▶ [Task to carry out] Go through the entries below and copy each line containing the word "this".

▶ [The records]
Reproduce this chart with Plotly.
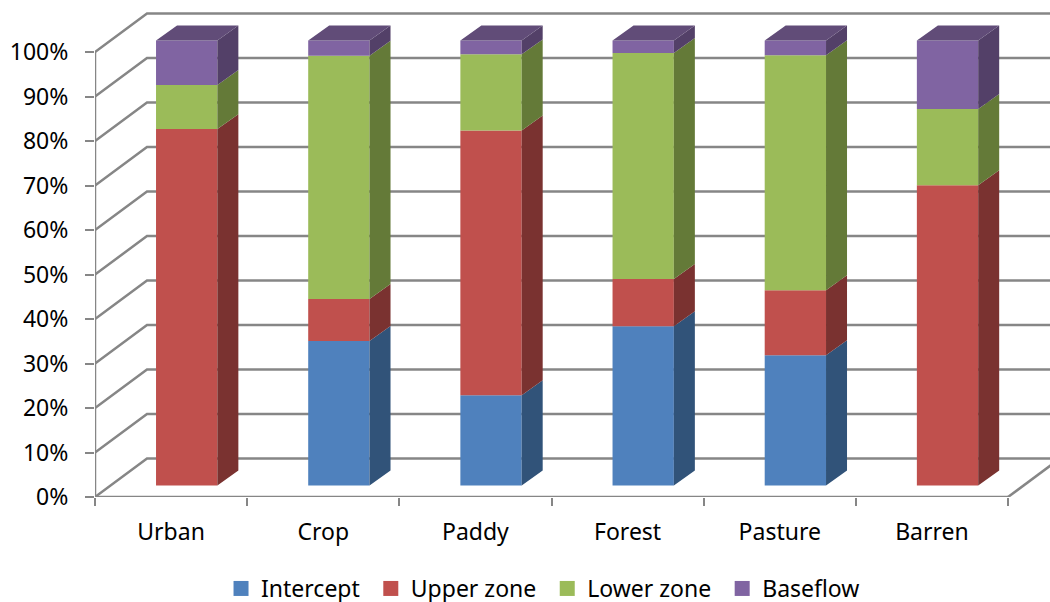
...
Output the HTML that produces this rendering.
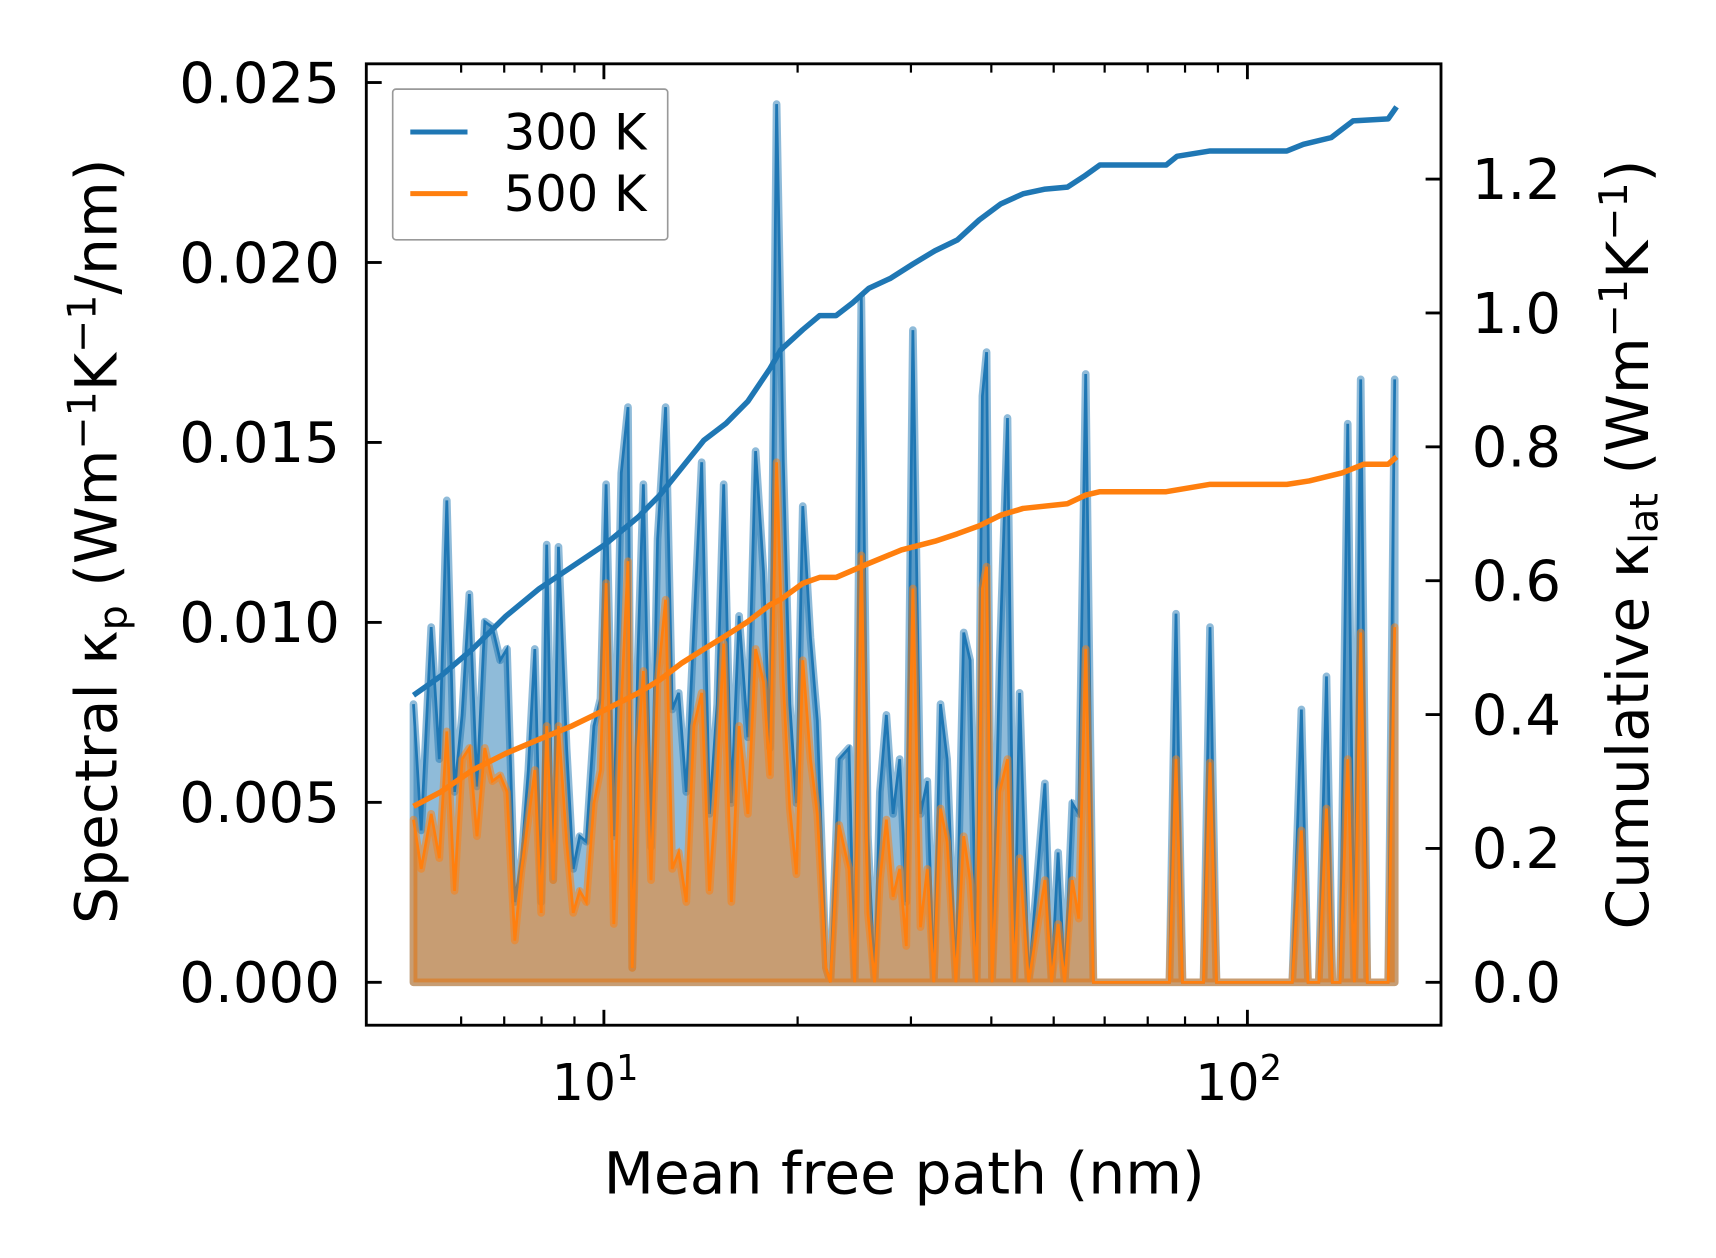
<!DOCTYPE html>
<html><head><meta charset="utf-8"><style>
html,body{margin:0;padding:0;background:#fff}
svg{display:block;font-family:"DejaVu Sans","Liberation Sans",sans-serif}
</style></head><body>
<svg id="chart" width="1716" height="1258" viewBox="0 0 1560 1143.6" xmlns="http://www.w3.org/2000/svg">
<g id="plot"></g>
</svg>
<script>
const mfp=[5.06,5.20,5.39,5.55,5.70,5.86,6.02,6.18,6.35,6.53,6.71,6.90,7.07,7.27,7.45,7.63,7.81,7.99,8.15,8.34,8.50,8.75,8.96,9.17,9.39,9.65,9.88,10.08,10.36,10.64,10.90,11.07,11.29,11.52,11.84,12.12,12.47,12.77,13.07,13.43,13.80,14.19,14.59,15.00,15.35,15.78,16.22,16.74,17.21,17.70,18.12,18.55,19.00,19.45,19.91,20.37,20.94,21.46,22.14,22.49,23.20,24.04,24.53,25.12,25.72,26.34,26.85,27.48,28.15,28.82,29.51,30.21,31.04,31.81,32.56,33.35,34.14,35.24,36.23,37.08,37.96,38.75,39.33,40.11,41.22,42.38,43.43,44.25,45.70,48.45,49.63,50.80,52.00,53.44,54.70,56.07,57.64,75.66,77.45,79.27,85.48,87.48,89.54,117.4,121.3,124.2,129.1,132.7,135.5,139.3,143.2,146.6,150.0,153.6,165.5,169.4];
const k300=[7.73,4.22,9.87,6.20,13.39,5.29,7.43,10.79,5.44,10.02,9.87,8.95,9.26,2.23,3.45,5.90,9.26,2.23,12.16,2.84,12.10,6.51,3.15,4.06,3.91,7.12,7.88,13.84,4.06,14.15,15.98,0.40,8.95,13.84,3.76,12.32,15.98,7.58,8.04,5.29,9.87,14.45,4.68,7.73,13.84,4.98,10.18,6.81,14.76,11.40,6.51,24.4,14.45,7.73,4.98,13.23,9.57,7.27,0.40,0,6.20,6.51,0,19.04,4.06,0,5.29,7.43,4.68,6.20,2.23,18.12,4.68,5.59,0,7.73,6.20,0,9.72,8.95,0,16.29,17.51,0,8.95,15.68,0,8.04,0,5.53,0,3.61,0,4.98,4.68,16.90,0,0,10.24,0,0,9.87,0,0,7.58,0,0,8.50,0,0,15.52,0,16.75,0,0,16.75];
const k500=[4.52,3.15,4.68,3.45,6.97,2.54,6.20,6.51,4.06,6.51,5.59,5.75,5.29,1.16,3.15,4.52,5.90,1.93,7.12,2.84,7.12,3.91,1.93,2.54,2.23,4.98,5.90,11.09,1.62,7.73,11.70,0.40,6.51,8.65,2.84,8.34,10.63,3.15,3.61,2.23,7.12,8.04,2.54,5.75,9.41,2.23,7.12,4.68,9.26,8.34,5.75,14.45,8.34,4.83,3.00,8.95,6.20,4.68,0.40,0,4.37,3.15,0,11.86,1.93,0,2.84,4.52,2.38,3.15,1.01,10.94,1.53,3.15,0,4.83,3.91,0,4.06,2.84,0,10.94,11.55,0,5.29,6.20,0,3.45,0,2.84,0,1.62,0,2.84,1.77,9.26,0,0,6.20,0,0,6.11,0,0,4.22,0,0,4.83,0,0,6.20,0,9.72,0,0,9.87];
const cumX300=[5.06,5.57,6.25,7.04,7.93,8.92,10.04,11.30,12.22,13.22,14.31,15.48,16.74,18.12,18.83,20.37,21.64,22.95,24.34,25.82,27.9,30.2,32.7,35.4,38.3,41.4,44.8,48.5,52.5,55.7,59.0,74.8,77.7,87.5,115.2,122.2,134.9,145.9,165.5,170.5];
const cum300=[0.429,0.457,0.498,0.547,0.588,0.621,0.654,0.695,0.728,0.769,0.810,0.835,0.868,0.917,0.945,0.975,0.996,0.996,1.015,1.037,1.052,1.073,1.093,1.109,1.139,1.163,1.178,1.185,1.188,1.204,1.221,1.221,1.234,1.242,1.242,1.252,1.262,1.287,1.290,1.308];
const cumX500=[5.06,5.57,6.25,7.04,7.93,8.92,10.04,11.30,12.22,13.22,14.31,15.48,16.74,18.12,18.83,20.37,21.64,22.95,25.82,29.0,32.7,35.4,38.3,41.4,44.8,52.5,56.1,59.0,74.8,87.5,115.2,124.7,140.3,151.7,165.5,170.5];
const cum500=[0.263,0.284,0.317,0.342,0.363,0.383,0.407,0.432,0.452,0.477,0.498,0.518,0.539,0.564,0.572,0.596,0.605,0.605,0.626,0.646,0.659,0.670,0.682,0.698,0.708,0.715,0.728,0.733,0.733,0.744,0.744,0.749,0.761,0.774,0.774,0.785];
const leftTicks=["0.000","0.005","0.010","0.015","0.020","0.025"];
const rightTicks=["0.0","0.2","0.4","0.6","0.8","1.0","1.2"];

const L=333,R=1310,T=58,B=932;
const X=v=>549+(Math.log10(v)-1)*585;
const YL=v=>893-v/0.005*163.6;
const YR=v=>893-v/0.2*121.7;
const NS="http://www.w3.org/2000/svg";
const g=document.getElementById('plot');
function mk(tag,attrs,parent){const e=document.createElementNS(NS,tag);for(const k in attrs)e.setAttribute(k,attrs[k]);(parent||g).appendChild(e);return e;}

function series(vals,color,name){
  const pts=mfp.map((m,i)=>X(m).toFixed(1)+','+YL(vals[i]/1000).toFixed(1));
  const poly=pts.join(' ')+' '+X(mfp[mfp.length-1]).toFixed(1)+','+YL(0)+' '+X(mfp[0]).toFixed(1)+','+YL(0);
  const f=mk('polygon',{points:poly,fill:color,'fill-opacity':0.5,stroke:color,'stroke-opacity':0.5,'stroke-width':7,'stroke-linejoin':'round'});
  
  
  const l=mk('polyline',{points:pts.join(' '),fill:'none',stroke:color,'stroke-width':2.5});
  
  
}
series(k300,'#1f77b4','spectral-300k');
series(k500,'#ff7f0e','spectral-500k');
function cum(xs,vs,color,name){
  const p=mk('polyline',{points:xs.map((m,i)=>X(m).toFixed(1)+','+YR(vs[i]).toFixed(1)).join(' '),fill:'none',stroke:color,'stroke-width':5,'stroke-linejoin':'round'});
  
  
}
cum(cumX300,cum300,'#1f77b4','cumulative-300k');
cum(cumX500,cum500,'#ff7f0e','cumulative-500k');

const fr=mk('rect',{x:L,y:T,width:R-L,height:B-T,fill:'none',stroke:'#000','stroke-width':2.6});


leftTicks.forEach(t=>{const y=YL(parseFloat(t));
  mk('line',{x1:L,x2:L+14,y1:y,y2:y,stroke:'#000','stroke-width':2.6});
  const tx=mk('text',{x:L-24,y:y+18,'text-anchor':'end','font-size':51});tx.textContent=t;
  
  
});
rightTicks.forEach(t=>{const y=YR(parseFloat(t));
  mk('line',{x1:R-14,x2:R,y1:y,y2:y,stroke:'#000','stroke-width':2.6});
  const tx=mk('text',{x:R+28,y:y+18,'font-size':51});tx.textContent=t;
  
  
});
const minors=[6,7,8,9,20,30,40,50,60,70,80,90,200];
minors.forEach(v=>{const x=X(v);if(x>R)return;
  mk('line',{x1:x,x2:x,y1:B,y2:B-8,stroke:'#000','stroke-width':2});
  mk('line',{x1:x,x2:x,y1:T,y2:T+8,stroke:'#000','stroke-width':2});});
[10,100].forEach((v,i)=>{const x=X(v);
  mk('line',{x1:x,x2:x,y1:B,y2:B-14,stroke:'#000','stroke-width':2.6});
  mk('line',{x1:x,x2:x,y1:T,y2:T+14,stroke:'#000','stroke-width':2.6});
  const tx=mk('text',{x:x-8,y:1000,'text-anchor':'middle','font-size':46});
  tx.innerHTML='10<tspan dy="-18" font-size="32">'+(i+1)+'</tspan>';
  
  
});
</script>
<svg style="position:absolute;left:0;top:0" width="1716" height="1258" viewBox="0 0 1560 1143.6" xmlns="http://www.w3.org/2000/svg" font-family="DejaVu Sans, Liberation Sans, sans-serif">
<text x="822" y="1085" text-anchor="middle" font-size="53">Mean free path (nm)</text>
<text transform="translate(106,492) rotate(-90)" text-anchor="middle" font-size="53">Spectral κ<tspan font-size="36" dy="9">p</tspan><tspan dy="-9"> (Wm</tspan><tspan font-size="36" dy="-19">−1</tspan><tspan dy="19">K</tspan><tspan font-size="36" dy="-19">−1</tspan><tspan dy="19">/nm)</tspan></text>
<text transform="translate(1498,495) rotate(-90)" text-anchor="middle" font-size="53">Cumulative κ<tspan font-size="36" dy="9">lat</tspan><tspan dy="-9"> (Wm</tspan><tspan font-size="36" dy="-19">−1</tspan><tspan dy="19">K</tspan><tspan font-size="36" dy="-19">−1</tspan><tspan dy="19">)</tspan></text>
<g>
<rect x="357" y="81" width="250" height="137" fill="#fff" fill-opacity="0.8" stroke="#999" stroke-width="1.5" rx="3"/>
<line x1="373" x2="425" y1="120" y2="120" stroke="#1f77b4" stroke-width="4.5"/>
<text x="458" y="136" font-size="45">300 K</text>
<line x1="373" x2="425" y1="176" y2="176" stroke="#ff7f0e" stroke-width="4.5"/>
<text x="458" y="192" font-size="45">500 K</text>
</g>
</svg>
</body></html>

▶ [Complete answer]
Reproduce this chart with Plotly.
Output the HTML that produces this rendering.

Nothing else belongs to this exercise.